* begin *
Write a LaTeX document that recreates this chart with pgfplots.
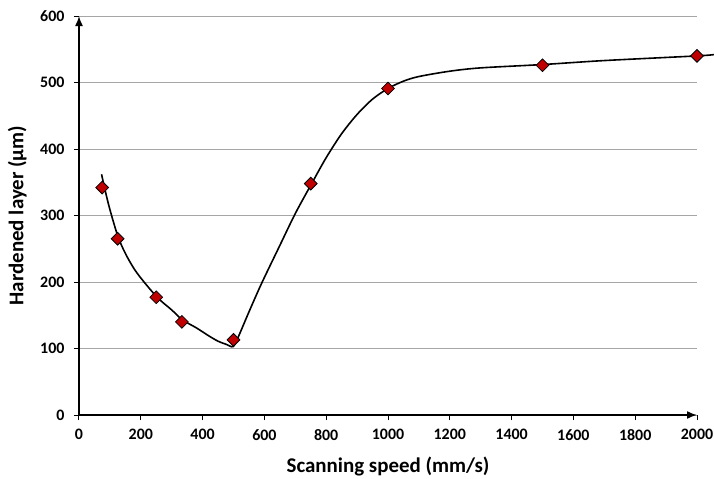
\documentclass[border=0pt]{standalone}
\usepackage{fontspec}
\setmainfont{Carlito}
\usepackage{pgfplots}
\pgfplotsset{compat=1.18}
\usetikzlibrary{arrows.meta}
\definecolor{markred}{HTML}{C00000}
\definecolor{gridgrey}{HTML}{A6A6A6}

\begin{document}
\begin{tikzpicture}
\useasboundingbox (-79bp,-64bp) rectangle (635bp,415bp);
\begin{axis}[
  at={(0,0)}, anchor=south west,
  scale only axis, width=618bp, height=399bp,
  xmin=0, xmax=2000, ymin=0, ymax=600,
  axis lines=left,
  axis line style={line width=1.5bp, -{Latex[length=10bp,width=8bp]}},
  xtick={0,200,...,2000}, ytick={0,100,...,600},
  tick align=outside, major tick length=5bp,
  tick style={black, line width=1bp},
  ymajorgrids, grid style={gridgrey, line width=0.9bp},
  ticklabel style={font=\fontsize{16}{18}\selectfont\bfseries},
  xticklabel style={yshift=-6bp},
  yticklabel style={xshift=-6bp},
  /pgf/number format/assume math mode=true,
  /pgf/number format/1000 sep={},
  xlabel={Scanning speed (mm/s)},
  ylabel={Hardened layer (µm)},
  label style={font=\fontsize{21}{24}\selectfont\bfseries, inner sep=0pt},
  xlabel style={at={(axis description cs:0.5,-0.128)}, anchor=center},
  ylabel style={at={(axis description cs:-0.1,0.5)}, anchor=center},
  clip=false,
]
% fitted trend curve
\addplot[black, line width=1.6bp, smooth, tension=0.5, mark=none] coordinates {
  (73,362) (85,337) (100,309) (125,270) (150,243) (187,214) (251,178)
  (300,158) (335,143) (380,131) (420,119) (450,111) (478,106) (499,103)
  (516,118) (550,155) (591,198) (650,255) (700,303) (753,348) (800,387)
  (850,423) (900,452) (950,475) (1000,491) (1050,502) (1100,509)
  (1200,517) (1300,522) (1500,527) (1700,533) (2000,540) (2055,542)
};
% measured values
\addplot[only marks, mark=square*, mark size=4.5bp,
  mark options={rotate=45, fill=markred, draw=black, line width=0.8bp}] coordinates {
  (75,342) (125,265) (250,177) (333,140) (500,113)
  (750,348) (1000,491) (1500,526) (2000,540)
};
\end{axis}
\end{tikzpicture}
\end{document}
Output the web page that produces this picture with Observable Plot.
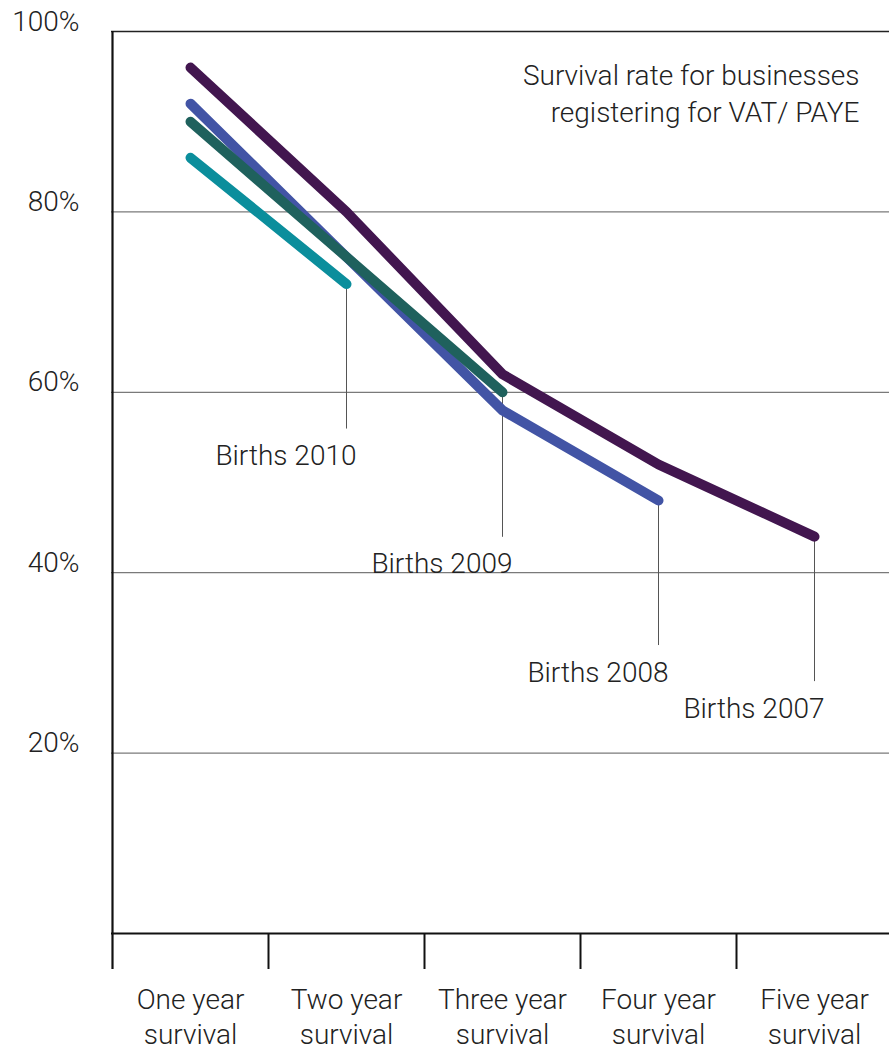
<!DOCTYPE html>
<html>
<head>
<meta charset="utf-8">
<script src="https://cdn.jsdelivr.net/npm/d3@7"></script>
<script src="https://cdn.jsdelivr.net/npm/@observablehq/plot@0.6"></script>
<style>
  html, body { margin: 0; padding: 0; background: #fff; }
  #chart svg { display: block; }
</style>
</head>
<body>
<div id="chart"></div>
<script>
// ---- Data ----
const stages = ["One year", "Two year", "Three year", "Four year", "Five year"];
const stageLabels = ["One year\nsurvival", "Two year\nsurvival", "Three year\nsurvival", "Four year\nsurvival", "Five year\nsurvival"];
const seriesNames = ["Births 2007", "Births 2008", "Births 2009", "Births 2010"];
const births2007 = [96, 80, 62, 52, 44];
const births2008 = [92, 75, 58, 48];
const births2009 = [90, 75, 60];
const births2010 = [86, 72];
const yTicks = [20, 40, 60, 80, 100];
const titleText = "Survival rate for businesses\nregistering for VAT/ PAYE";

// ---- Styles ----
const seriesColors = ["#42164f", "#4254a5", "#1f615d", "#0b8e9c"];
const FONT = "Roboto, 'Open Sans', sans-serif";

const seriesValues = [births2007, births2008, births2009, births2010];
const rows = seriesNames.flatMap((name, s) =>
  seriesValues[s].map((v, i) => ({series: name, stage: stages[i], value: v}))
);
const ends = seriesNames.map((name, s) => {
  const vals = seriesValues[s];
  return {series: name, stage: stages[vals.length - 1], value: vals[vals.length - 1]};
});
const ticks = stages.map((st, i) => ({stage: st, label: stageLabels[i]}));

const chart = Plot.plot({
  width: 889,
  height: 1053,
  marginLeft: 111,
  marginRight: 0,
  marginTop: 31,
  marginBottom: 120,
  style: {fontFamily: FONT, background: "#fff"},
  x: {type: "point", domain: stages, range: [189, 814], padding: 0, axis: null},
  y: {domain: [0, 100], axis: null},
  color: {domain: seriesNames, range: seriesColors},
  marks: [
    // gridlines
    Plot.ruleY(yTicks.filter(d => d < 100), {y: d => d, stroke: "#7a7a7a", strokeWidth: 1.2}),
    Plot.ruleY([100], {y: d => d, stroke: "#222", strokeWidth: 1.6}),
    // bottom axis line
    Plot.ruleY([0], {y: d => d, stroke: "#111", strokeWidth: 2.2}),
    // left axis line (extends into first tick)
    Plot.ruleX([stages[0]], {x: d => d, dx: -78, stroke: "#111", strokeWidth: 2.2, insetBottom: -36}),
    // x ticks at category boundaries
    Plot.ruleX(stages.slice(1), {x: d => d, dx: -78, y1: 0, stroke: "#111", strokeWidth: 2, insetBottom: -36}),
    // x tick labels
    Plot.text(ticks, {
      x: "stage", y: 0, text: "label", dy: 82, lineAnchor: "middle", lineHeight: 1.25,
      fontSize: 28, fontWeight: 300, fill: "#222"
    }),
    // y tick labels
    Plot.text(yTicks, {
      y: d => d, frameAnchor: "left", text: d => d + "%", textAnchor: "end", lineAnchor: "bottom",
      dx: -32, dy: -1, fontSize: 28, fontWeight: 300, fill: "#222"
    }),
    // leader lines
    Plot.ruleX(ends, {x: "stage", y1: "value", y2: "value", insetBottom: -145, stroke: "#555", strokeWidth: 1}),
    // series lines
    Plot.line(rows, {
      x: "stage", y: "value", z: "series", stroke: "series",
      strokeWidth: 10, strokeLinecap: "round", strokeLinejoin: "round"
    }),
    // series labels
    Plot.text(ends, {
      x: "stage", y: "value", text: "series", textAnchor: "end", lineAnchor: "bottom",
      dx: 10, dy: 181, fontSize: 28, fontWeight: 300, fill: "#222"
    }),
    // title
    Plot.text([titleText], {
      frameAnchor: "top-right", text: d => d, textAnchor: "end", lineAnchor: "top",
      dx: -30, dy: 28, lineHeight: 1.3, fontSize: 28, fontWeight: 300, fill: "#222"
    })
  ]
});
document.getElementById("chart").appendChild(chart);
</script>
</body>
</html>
* end *
• [Description of the task]: Copy out all the entries exactly. Images stay out of the copy.

• [In response]:
Write a LaTeX document that recreates this chart with pgfplots.
\documentclass[border=0pt]{standalone}
\usepackage{fontspec}
\setmainfont{Carlito}
\usepackage{pgfplots}
\pgfplotsset{compat=1.18}
\usetikzlibrary{arrows.meta}
\definecolor{markred}{HTML}{C00000}
\definecolor{gridgrey}{HTML}{A6A6A6}

\begin{document}
\begin{tikzpicture}
\useasboundingbox (-79bp,-64bp) rectangle (635bp,415bp);
\begin{axis}[
  at={(0,0)}, anchor=south west,
  scale only axis, width=618bp, height=399bp,
  xmin=0, xmax=2000, ymin=0, ymax=600,
  axis lines=left,
  axis line style={line width=1.5bp, -{Latex[length=10bp,width=8bp]}},
  xtick={0,200,...,2000}, ytick={0,100,...,600},
  tick align=outside, major tick length=5bp,
  tick style={black, line width=1bp},
  ymajorgrids, grid style={gridgrey, line width=0.9bp},
  ticklabel style={font=\fontsize{16}{18}\selectfont\bfseries},
  xticklabel style={yshift=-6bp},
  yticklabel style={xshift=-6bp},
  /pgf/number format/assume math mode=true,
  /pgf/number format/1000 sep={},
  xlabel={Scanning speed (mm/s)},
  ylabel={Hardened layer (µm)},
  label style={font=\fontsize{21}{24}\selectfont\bfseries, inner sep=0pt},
  xlabel style={at={(axis description cs:0.5,-0.128)}, anchor=center},
  ylabel style={at={(axis description cs:-0.1,0.5)}, anchor=center},
  clip=false,
]
% fitted trend curve
\addplot[black, line width=1.6bp, smooth, tension=0.5, mark=none] coordinates {
  (73,362) (85,337) (100,309) (125,270) (150,243) (187,214) (251,178)
  (300,158) (335,143) (380,131) (420,119) (450,111) (478,106) (499,103)
  (516,118) (550,155) (591,198) (650,255) (700,303) (753,348) (800,387)
  (850,423) (900,452) (950,475) (1000,491) (1050,502) (1100,509)
  (1200,517) (1300,522) (1500,527) (1700,533) (2000,540) (2055,542)
};
% measured values
\addplot[only marks, mark=square*, mark size=4.5bp,
  mark options={rotate=45, fill=markred, draw=black, line width=0.8bp}] coordinates {
  (75,342) (125,265) (250,177) (333,140) (500,113)
  (750,348) (1000,491) (1500,526) (2000,540)
};
\end{axis}
\end{tikzpicture}
\end{document}
Output the web page that produces this picture with Observable Plot.
<!DOCTYPE html>
<html>
<head>
<meta charset="utf-8">
<script src="https://cdn.jsdelivr.net/npm/d3@7"></script>
<script src="https://cdn.jsdelivr.net/npm/@observablehq/plot@0.6"></script>
<style>
  html, body { margin: 0; padding: 0; background: #fff; }
  #chart svg { display: block; }
</style>
</head>
<body>
<div id="chart"></div>
<script>
// ---- Data ----
const stages = ["One year", "Two year", "Three year", "Four year", "Five year"];
const stageLabels = ["One year\nsurvival", "Two year\nsurvival", "Three year\nsurvival", "Four year\nsurvival", "Five year\nsurvival"];
const seriesNames = ["Births 2007", "Births 2008", "Births 2009", "Births 2010"];
const births2007 = [96, 80, 62, 52, 44];
const births2008 = [92, 75, 58, 48];
const births2009 = [90, 75, 60];
const births2010 = [86, 72];
const yTicks = [20, 40, 60, 80, 100];
const titleText = "Survival rate for businesses\nregistering for VAT/ PAYE";

// ---- Styles ----
const seriesColors = ["#42164f", "#4254a5", "#1f615d", "#0b8e9c"];
const FONT = "Roboto, 'Open Sans', sans-serif";

const seriesValues = [births2007, births2008, births2009, births2010];
const rows = seriesNames.flatMap((name, s) =>
  seriesValues[s].map((v, i) => ({series: name, stage: stages[i], value: v}))
);
const ends = seriesNames.map((name, s) => {
  const vals = seriesValues[s];
  return {series: name, stage: stages[vals.length - 1], value: vals[vals.length - 1]};
});
const ticks = stages.map((st, i) => ({stage: st, label: stageLabels[i]}));

const chart = Plot.plot({
  width: 889,
  height: 1053,
  marginLeft: 111,
  marginRight: 0,
  marginTop: 31,
  marginBottom: 120,
  style: {fontFamily: FONT, background: "#fff"},
  x: {type: "point", domain: stages, range: [189, 814], padding: 0, axis: null},
  y: {domain: [0, 100], axis: null},
  color: {domain: seriesNames, range: seriesColors},
  marks: [
    // gridlines
    Plot.ruleY(yTicks.filter(d => d < 100), {y: d => d, stroke: "#7a7a7a", strokeWidth: 1.2}),
    Plot.ruleY([100], {y: d => d, stroke: "#222", strokeWidth: 1.6}),
    // bottom axis line
    Plot.ruleY([0], {y: d => d, stroke: "#111", strokeWidth: 2.2}),
    // left axis line (extends into first tick)
    Plot.ruleX([stages[0]], {x: d => d, dx: -78, stroke: "#111", strokeWidth: 2.2, insetBottom: -36}),
    // x ticks at category boundaries
    Plot.ruleX(stages.slice(1), {x: d => d, dx: -78, y1: 0, stroke: "#111", strokeWidth: 2, insetBottom: -36}),
    // x tick labels
    Plot.text(ticks, {
      x: "stage", y: 0, text: "label", dy: 82, lineAnchor: "middle", lineHeight: 1.25,
      fontSize: 28, fontWeight: 300, fill: "#222"
    }),
    // y tick labels
    Plot.text(yTicks, {
      y: d => d, frameAnchor: "left", text: d => d + "%", textAnchor: "end", lineAnchor: "bottom",
      dx: -32, dy: -1, fontSize: 28, fontWeight: 300, fill: "#222"
    }),
    // leader lines
    Plot.ruleX(ends, {x: "stage", y1: "value", y2: "value", insetBottom: -145, stroke: "#555", strokeWidth: 1}),
    // series lines
    Plot.line(rows, {
      x: "stage", y: "value", z: "series", stroke: "series",
      strokeWidth: 10, strokeLinecap: "round", strokeLinejoin: "round"
    }),
    // series labels
    Plot.text(ends, {
      x: "stage", y: "value", text: "series", textAnchor: "end", lineAnchor: "bottom",
      dx: 10, dy: 181, fontSize: 28, fontWeight: 300, fill: "#222"
    }),
    // title
    Plot.text([titleText], {
      frameAnchor: "top-right", text: d => d, textAnchor: "end", lineAnchor: "top",
      dx: -30, dy: 28, lineHeight: 1.3, fontSize: 28, fontWeight: 300, fill: "#222"
    })
  ]
});
document.getElementById("chart").appendChild(chart);
</script>
</body>
</html>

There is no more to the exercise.